┌──

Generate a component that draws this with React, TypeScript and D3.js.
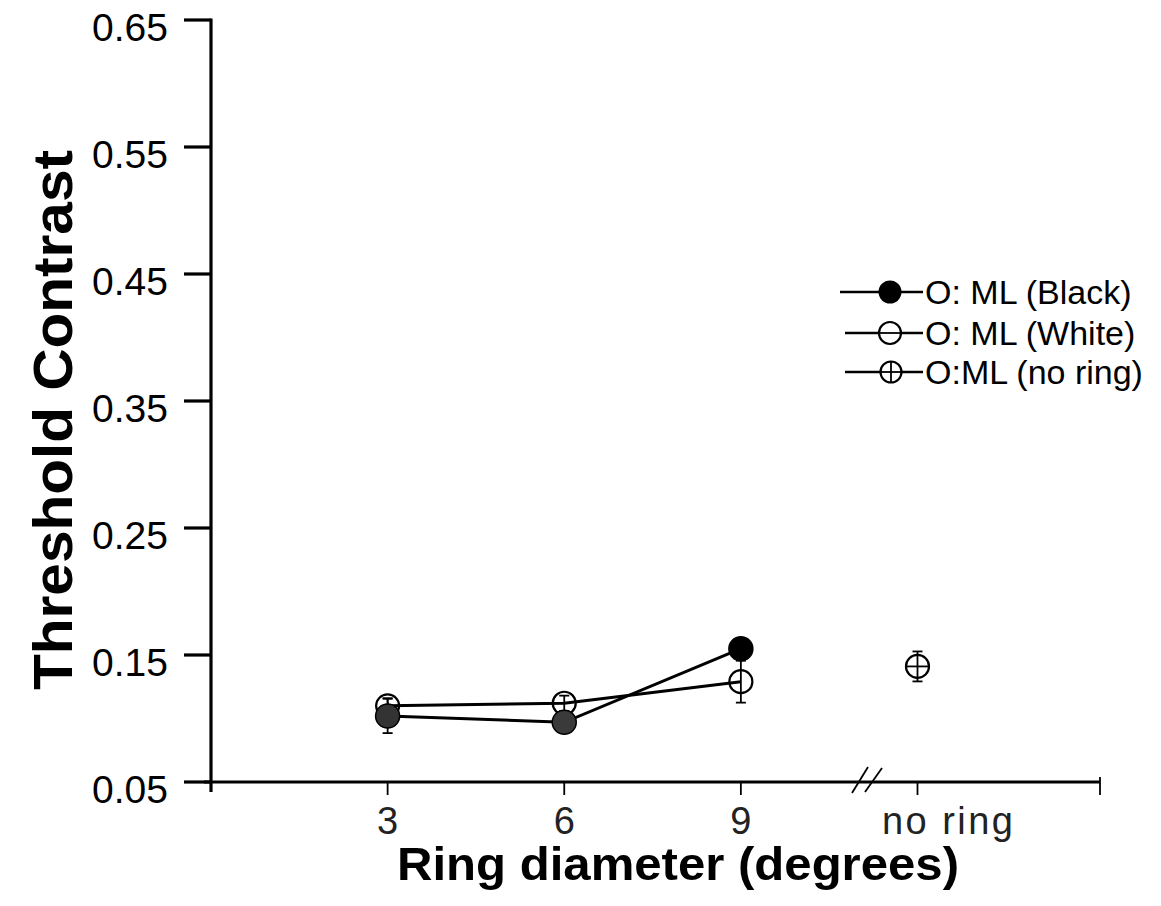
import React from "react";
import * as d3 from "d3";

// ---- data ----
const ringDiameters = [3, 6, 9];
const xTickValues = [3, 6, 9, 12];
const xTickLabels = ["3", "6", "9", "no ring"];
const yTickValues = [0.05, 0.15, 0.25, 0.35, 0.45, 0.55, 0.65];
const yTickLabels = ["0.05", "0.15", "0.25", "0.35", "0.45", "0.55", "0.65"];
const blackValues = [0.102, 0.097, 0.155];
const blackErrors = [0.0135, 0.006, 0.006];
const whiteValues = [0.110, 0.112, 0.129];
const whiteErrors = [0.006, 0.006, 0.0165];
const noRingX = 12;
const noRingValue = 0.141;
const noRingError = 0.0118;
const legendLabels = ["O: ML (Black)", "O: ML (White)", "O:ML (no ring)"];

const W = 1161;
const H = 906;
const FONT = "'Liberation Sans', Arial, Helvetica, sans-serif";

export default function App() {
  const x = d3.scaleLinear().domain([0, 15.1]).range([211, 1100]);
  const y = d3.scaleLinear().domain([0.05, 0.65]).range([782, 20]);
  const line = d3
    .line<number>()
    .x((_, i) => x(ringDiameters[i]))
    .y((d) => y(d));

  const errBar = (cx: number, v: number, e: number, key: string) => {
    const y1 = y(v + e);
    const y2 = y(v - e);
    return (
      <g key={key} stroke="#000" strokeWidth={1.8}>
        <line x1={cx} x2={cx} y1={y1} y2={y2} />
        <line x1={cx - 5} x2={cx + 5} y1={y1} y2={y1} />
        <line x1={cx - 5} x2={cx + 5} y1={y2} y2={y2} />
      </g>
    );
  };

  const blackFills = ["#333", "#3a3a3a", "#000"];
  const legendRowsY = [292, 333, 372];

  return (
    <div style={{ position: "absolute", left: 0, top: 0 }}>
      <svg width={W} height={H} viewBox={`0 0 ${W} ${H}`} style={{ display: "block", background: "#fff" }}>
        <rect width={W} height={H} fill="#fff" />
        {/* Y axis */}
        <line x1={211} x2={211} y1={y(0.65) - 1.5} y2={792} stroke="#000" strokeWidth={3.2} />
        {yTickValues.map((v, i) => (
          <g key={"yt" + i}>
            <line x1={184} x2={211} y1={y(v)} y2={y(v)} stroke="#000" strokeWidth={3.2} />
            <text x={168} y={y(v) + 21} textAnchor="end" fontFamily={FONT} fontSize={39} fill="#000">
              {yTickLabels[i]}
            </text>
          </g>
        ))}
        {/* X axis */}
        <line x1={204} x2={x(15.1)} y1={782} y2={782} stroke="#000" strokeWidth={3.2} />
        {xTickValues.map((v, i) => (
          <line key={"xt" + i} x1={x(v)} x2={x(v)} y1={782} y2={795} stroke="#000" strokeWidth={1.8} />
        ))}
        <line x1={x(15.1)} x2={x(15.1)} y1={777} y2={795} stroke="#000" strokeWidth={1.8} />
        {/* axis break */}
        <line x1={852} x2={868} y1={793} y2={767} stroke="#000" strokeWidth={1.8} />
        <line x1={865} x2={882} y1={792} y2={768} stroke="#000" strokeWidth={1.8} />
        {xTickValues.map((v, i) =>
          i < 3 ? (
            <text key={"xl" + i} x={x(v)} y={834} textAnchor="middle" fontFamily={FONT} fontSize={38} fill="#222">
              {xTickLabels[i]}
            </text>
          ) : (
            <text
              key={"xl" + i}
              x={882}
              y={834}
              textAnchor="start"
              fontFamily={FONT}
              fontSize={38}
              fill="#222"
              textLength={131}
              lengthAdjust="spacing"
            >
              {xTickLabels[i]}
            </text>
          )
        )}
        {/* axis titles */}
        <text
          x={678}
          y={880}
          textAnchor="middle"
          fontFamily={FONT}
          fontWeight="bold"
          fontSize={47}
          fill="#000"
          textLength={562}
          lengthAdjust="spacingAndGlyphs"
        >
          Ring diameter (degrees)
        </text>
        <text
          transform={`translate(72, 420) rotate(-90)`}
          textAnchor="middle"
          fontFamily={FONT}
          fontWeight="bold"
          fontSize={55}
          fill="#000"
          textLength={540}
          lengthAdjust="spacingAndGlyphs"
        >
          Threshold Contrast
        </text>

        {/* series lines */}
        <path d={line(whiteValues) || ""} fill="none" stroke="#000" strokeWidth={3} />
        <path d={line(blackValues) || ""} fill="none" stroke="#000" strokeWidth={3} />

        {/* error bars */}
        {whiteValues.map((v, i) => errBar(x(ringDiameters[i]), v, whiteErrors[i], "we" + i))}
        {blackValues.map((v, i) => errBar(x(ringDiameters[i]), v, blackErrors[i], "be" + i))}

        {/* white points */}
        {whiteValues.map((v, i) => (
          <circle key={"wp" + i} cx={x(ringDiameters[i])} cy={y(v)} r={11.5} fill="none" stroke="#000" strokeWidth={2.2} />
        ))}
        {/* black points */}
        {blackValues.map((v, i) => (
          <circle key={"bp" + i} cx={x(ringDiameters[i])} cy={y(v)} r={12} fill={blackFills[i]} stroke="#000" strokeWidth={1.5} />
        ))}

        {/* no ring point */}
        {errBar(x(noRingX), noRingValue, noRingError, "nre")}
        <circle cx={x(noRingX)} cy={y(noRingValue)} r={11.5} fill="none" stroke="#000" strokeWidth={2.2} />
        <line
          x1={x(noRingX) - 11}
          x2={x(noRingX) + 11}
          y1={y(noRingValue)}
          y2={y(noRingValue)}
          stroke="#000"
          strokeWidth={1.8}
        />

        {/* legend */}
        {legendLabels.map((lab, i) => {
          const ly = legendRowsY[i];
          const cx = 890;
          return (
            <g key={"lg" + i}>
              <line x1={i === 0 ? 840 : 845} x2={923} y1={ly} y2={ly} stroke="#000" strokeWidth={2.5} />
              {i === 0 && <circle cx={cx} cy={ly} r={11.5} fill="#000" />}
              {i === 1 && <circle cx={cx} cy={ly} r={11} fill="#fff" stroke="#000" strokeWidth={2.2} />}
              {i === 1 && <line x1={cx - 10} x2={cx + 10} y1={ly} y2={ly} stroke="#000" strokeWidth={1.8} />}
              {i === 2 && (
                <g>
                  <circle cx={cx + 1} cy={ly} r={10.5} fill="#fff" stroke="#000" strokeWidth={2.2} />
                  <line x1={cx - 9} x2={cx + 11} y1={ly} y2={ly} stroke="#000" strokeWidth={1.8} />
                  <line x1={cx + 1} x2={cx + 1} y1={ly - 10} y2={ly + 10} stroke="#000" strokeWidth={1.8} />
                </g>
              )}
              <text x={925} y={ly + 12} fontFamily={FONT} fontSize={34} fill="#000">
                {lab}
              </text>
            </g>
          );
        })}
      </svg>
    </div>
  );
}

└──

WORK INSTRUCTIONS - Reproduce the whole listing above word for word, but not its pictures.

TASK OUTPUT -
Generate a component that draws this with React, TypeScript and D3.js.
import React from "react";
import * as d3 from "d3";

// ---- data ----
const ringDiameters = [3, 6, 9];
const xTickValues = [3, 6, 9, 12];
const xTickLabels = ["3", "6", "9", "no ring"];
const yTickValues = [0.05, 0.15, 0.25, 0.35, 0.45, 0.55, 0.65];
const yTickLabels = ["0.05", "0.15", "0.25", "0.35", "0.45", "0.55", "0.65"];
const blackValues = [0.102, 0.097, 0.155];
const blackErrors = [0.0135, 0.006, 0.006];
const whiteValues = [0.110, 0.112, 0.129];
const whiteErrors = [0.006, 0.006, 0.0165];
const noRingX = 12;
const noRingValue = 0.141;
const noRingError = 0.0118;
const legendLabels = ["O: ML (Black)", "O: ML (White)", "O:ML (no ring)"];

const W = 1161;
const H = 906;
const FONT = "'Liberation Sans', Arial, Helvetica, sans-serif";

export default function App() {
  const x = d3.scaleLinear().domain([0, 15.1]).range([211, 1100]);
  const y = d3.scaleLinear().domain([0.05, 0.65]).range([782, 20]);
  const line = d3
    .line<number>()
    .x((_, i) => x(ringDiameters[i]))
    .y((d) => y(d));

  const errBar = (cx: number, v: number, e: number, key: string) => {
    const y1 = y(v + e);
    const y2 = y(v - e);
    return (
      <g key={key} stroke="#000" strokeWidth={1.8}>
        <line x1={cx} x2={cx} y1={y1} y2={y2} />
        <line x1={cx - 5} x2={cx + 5} y1={y1} y2={y1} />
        <line x1={cx - 5} x2={cx + 5} y1={y2} y2={y2} />
      </g>
    );
  };

  const blackFills = ["#333", "#3a3a3a", "#000"];
  const legendRowsY = [292, 333, 372];

  return (
    <div style={{ position: "absolute", left: 0, top: 0 }}>
      <svg width={W} height={H} viewBox={`0 0 ${W} ${H}`} style={{ display: "block", background: "#fff" }}>
        <rect width={W} height={H} fill="#fff" />
        {/* Y axis */}
        <line x1={211} x2={211} y1={y(0.65) - 1.5} y2={792} stroke="#000" strokeWidth={3.2} />
        {yTickValues.map((v, i) => (
          <g key={"yt" + i}>
            <line x1={184} x2={211} y1={y(v)} y2={y(v)} stroke="#000" strokeWidth={3.2} />
            <text x={168} y={y(v) + 21} textAnchor="end" fontFamily={FONT} fontSize={39} fill="#000">
              {yTickLabels[i]}
            </text>
          </g>
        ))}
        {/* X axis */}
        <line x1={204} x2={x(15.1)} y1={782} y2={782} stroke="#000" strokeWidth={3.2} />
        {xTickValues.map((v, i) => (
          <line key={"xt" + i} x1={x(v)} x2={x(v)} y1={782} y2={795} stroke="#000" strokeWidth={1.8} />
        ))}
        <line x1={x(15.1)} x2={x(15.1)} y1={777} y2={795} stroke="#000" strokeWidth={1.8} />
        {/* axis break */}
        <line x1={852} x2={868} y1={793} y2={767} stroke="#000" strokeWidth={1.8} />
        <line x1={865} x2={882} y1={792} y2={768} stroke="#000" strokeWidth={1.8} />
        {xTickValues.map((v, i) =>
          i < 3 ? (
            <text key={"xl" + i} x={x(v)} y={834} textAnchor="middle" fontFamily={FONT} fontSize={38} fill="#222">
              {xTickLabels[i]}
            </text>
          ) : (
            <text
              key={"xl" + i}
              x={882}
              y={834}
              textAnchor="start"
              fontFamily={FONT}
              fontSize={38}
              fill="#222"
              textLength={131}
              lengthAdjust="spacing"
            >
              {xTickLabels[i]}
            </text>
          )
        )}
        {/* axis titles */}
        <text
          x={678}
          y={880}
          textAnchor="middle"
          fontFamily={FONT}
          fontWeight="bold"
          fontSize={47}
          fill="#000"
          textLength={562}
          lengthAdjust="spacingAndGlyphs"
        >
          Ring diameter (degrees)
        </text>
        <text
          transform={`translate(72, 420) rotate(-90)`}
          textAnchor="middle"
          fontFamily={FONT}
          fontWeight="bold"
          fontSize={55}
          fill="#000"
          textLength={540}
          lengthAdjust="spacingAndGlyphs"
        >
          Threshold Contrast
        </text>

        {/* series lines */}
        <path d={line(whiteValues) || ""} fill="none" stroke="#000" strokeWidth={3} />
        <path d={line(blackValues) || ""} fill="none" stroke="#000" strokeWidth={3} />

        {/* error bars */}
        {whiteValues.map((v, i) => errBar(x(ringDiameters[i]), v, whiteErrors[i], "we" + i))}
        {blackValues.map((v, i) => errBar(x(ringDiameters[i]), v, blackErrors[i], "be" + i))}

        {/* white points */}
        {whiteValues.map((v, i) => (
          <circle key={"wp" + i} cx={x(ringDiameters[i])} cy={y(v)} r={11.5} fill="none" stroke="#000" strokeWidth={2.2} />
        ))}
        {/* black points */}
        {blackValues.map((v, i) => (
          <circle key={"bp" + i} cx={x(ringDiameters[i])} cy={y(v)} r={12} fill={blackFills[i]} stroke="#000" strokeWidth={1.5} />
        ))}

        {/* no ring point */}
        {errBar(x(noRingX), noRingValue, noRingError, "nre")}
        <circle cx={x(noRingX)} cy={y(noRingValue)} r={11.5} fill="none" stroke="#000" strokeWidth={2.2} />
        <line
          x1={x(noRingX) - 11}
          x2={x(noRingX) + 11}
          y1={y(noRingValue)}
          y2={y(noRingValue)}
          stroke="#000"
          strokeWidth={1.8}
        />

        {/* legend */}
        {legendLabels.map((lab, i) => {
          const ly = legendRowsY[i];
          const cx = 890;
          return (
            <g key={"lg" + i}>
              <line x1={i === 0 ? 840 : 845} x2={923} y1={ly} y2={ly} stroke="#000" strokeWidth={2.5} />
              {i === 0 && <circle cx={cx} cy={ly} r={11.5} fill="#000" />}
              {i === 1 && <circle cx={cx} cy={ly} r={11} fill="#fff" stroke="#000" strokeWidth={2.2} />}
              {i === 1 && <line x1={cx - 10} x2={cx + 10} y1={ly} y2={ly} stroke="#000" strokeWidth={1.8} />}
              {i === 2 && (
                <g>
                  <circle cx={cx + 1} cy={ly} r={10.5} fill="#fff" stroke="#000" strokeWidth={2.2} />
                  <line x1={cx - 9} x2={cx + 11} y1={ly} y2={ly} stroke="#000" strokeWidth={1.8} />
                  <line x1={cx + 1} x2={cx + 1} y1={ly - 10} y2={ly + 10} stroke="#000" strokeWidth={1.8} />
                </g>
              )}
              <text x={925} y={ly + 12} fontFamily={FONT} fontSize={34} fill="#000">
                {lab}
              </text>
            </g>
          );
        })}
      </svg>
    </div>
  );
}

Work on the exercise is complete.